Dzogchen Dance of Vajra Yantra Yoga
...There are three principal paths or methods of teaching: the path of renunciation, the path of transformation and the path of self-liberation, based, respectively, on the teachings of the Sutras, the Tantras, and on Dzogchen. These correspond to the three aspects of body, voice, and mind, called 'the three gates', because they are the three ways to enter into the state of knowledge.
path of renunciation
The path of renunciation is included in the Sutra teaching, that is, in the discourses said to have been given by Buddha Shakyamuni himself. ...
...The basic principle of this 'renunciation' is that, to bring about the cessation of the causes of suffering and of transmigration, it is necessary to renounce or abstain from carrying out actions that produce negative karma.
...The means to fulfil the path of renunciation are through the observation of the rules of behaviour established by the Buddha, contained in the Vinaya, the code of Buddhist monastic law. By observing the precepts relating to the body, voice and mind, it is possible to purify negative karma and accumulate positive karma. Furthermore, the maintaining of a vow is a source of merit in itself. For example, if one refrains from stealing one accumulates a double virtue: first for not having committed the negative action, and secondly for maintaining the vow. This whole method is based on limiting the behaviour of the individual, principally at the level of body, that is, at the level of the material dimension.
In the Sutras, the principle of the elimination of negative karma is also the basis of the meditation practice, whose aim is that of finding a state of mental calm in which thoughts are no longer able to disturb one. By this means one avoids the possibility of producing karma through becoming caught up in one's passions. Realization is considered to be arrived at in the extinction of the individual's illusory ego, which is the root of all desires and conflicts. These concepts are, properly speaking, those of the Hinayana or Theravada Buddhist tradition, which is more faithful to the explanations given in the earliest teachings of Buddha Shakyamuni. The Mahayana, on the other hand, is based on more profound considerations, such as universal compassion and the voidness of all phenomena. In both these traditions, however, vows are a fundamental element in putting renunciation into action. ...

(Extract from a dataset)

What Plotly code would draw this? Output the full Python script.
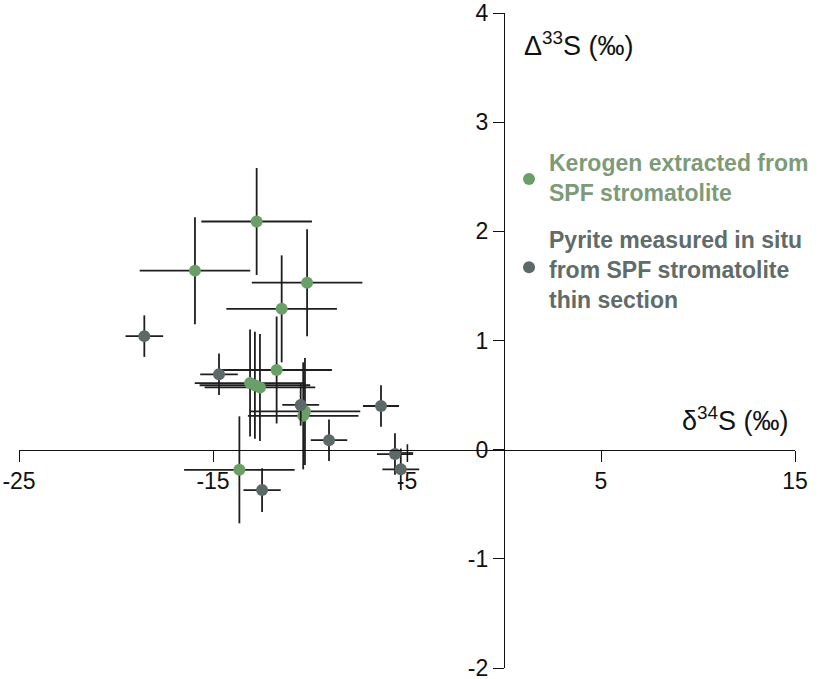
import plotly.graph_objects as go

# Kerogen extracted from SPF stromatolite (delta34S, Delta33S)
kerogen_d34 = [-12.75, -15.93, -10.15, -11.46, -11.72, -13.09, -12.84, -12.58, -10.26, -10.35, -13.64]
kerogen_D33 = [2.09, 1.64, 1.53, 1.29, 0.73, 0.61, 0.59, 0.57, 0.35, 0.31, -0.185]
kerogen_err_x = [2.85] * 11
kerogen_err_y = [0.49] * 11

# Pyrite measured in situ
pyrite_d34 = [-18.54, -14.69, -10.48, -9.02, -6.34, -5.62, -5.32, -12.47]
pyrite_D33 = [1.04, 0.69, 0.41, 0.087, 0.40, -0.04, -0.18, -0.37]
pyrite_err_x = [0.97, 0.97, 0.95, 0.94, 0.93, 0.93, 0.95, 0.96]
pyrite_err_y = [0.19, 0.19, 0.19, 0.19, 0.19, 0.19, 0.19, 0.2]

# analysis visible only by its error cross
extra_d34 = [-4.98]
extra_D33 = [-0.03]
extra_err_x = [0.3]
extra_err_y = [0.08]

x_ticks = [-25, -15, -5, 5, 15]
x_ticktext = ["-25", "-15", "-5", "5", "15"]
y_ticks = [-2, -1, 0, 1, 2, 3, 4]
y_ticktext = ["-2", "-1", "0", "1", "2", "3", "4"]

GREEN = "#6a9f68"
GRAY = "#5b6a68"
GREEN_TXT = "#7d9b78"
GRAY_TXT = "#5f6c6a"
BAR = "#1e1e1e"
FONT = "Liberation Sans, Arial, sans-serif"

fig = go.Figure()

fig.add_trace(go.Scatter(
    x=kerogen_d34, y=kerogen_D33, mode="markers",
    marker=dict(size=12, color=GREEN),
    error_x=dict(type="data", array=kerogen_err_x, color=BAR, thickness=1.8, width=0),
    error_y=dict(type="data", array=kerogen_err_y, color=BAR, thickness=1.8, width=0),
    showlegend=False, hoverinfo="skip",
))
fig.add_trace(go.Scatter(
    x=pyrite_d34, y=pyrite_D33, mode="markers",
    marker=dict(size=12, color=GRAY),
    error_x=dict(type="data", array=pyrite_err_x, color=BAR, thickness=1.8, width=0),
    error_y=dict(type="data", array=pyrite_err_y, color=BAR, thickness=1.8, width=0),
    showlegend=False, hoverinfo="skip",
))
fig.add_trace(go.Scatter(
    x=extra_d34, y=extra_D33, mode="markers",
    marker=dict(size=4, color=GRAY, opacity=0),
    error_x=dict(type="data", array=extra_err_x, color=BAR, thickness=1.6, width=0),
    error_y=dict(type="data", array=extra_err_y, color=BAR, thickness=1.6, width=0),
    showlegend=False, hoverinfo="skip",
))

axis_common = dict(
    showgrid=False, zeroline=False, showline=True, linecolor="#111111", linewidth=1.3,
    ticks="outside", ticklen=11, tickwidth=1.3, tickcolor="#111111",
    tickfont=dict(family=FONT, size=23, color="#111111"),
    anchor="free", automargin=False, ticklabeloverflow="allow",
)

fig.update_layout(
    width=819, height=679,
    margin=dict(l=19, r=24, t=13, b=11, autoexpand=False),
    paper_bgcolor="white", plot_bgcolor="white",
    xaxis=dict(range=[-25, 15], tickmode="array", tickvals=x_ticks, ticktext=x_ticktext,
               position=2 / 6, side="bottom", **axis_common),
    yaxis=dict(range=[-2, 4], tickmode="array", tickvals=y_ticks, ticktext=y_ticktext,
               position=25 / 40, side="left", **axis_common),
    font=dict(family=FONT),
)

annotations = [
    dict(text="Δ<sup>33</sup>S (‰)", x=0.95, y=3.72, xref="x", yref="y",
         xanchor="left", yanchor="middle", showarrow=False,
         font=dict(family=FONT, size=27, color="#111111")),
    dict(text="δ<sup>34</sup>S (‰)", x=14.8, y=0.28, xref="x", yref="y",
         xanchor="right", yanchor="middle", showarrow=False,
         font=dict(family=FONT, size=27, color="#111111")),
    dict(text="<b>Kerogen extracted from<br>SPF stromatolite</b>", x=2.2, y=2.49, xref="x", yref="y",
         xanchor="left", yanchor="middle", align="left", showarrow=False,
         font=dict(family=FONT, size=23, color=GREEN_TXT)),
    dict(text="<b>Pyrite measured in situ<br>from SPF stromatolite<br>thin section</b>", x=2.2, y=1.65,
         xref="x", yref="y", xanchor="left", yanchor="middle", align="left", showarrow=False,
         font=dict(family=FONT, size=23, color=GRAY_TXT)),
]
fig.update_layout(annotations=annotations)

for cy, col in [(2.48, GREEN), (1.67, GRAY)]:
    fig.add_shape(type="circle", xref="x", yref="y", xsizemode="pixel", ysizemode="pixel",
                  xanchor=1.29, yanchor=cy, x0=-6, x1=6, y0=-6, y1=6,
                  fillcolor=col, line=dict(width=0))

fig.write_html("out.html", config={"displayModeBar": False},
               post_script="document.body.style.margin='0';")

the path of transformation
...The Tantras are teachings based on the knowledge and application of energy. Their origin is not to be found in the oral teachings of a master, as is the case with the Sutras taught by the Buddha, but stems from the manifestation in pure vision of a realized being. A pure manifestation arises through the energy of the elements in their subtle and luminous aspect, while our karmic vision is based on their gross or material aspect. To receive this type of transmission, it is therefore necessary to have the capacity to perceive the subtle dimension of light. ...
Excerpts from the Self Perfected State
the path of self-liberation
The Dzogchen teachings are neither a philosophy, nor a religious doctrine, nor a cultural tradition. Understanding the message of the teachings means discovering one's own true condition, stripped of all the self-deceptions and falsifications which the mind creates. The very meaning of the Tibetan term Dzogchen, 'Great Perfection', refers to the true primordial state of every individual and not to any transcendent reality.
The particular method of Dzogchen is called the Path of Self-Liberation, and to apply it nothing need be renounced, purified, or transformed. Whatever arises as one's karmic vision is used as the path. The great master Pha Tampa Sangye [South Indian Yogin of the 11 century (ed.)] once said: It is not the circumstances which arise as one's karmic vision that condition a person into the dualistic state; it is a person's own attachment that enables what arises to condition him. If this attachment is to be cut through in the most rapid and effective way, the mind's spontaneous capacity to self-liberate must be brought into play. The term self-liberation should not, however, be taken as implying that there is some 'self' or ego there to be liberated. It is a fundamental assumption...at the Dzogchen level, that all phenomena are void of self-nature. 'Self -Liberation', in the Dzogchen sense, means that whatever manifests in the field of experience of the practitioner is allowed to arise just as it is, without judgement of it as good or bad, beautiful or ugly. And in that same moment, if there is no clinging, or attachment, without effort, or even volition, whatever it is that arises, whether as a thought or as a seemingly external event, automatically liberates itself, by itself, and of itself. Practicing in this way the seeds of the poison tree of dualistic vision never even get a chance to sprout, much less to take root and grow.(p33)
Not Sutra, not Tantra, Dzogchen does not see itself as the high point of any hierarchy of levels, and is not a gradual path. Dzogchen is the Path of Self-Liberation, and not the Path of Transformation, so it does not use visualization as a principle practice; but it is beyond limits, and practices of any of the other levels can be used as secondary practices. The principle practice of Dzogchen is to enter directly into non-dual contemplation, and to remain in it, continuing to deepen it until one reaches Total Realization.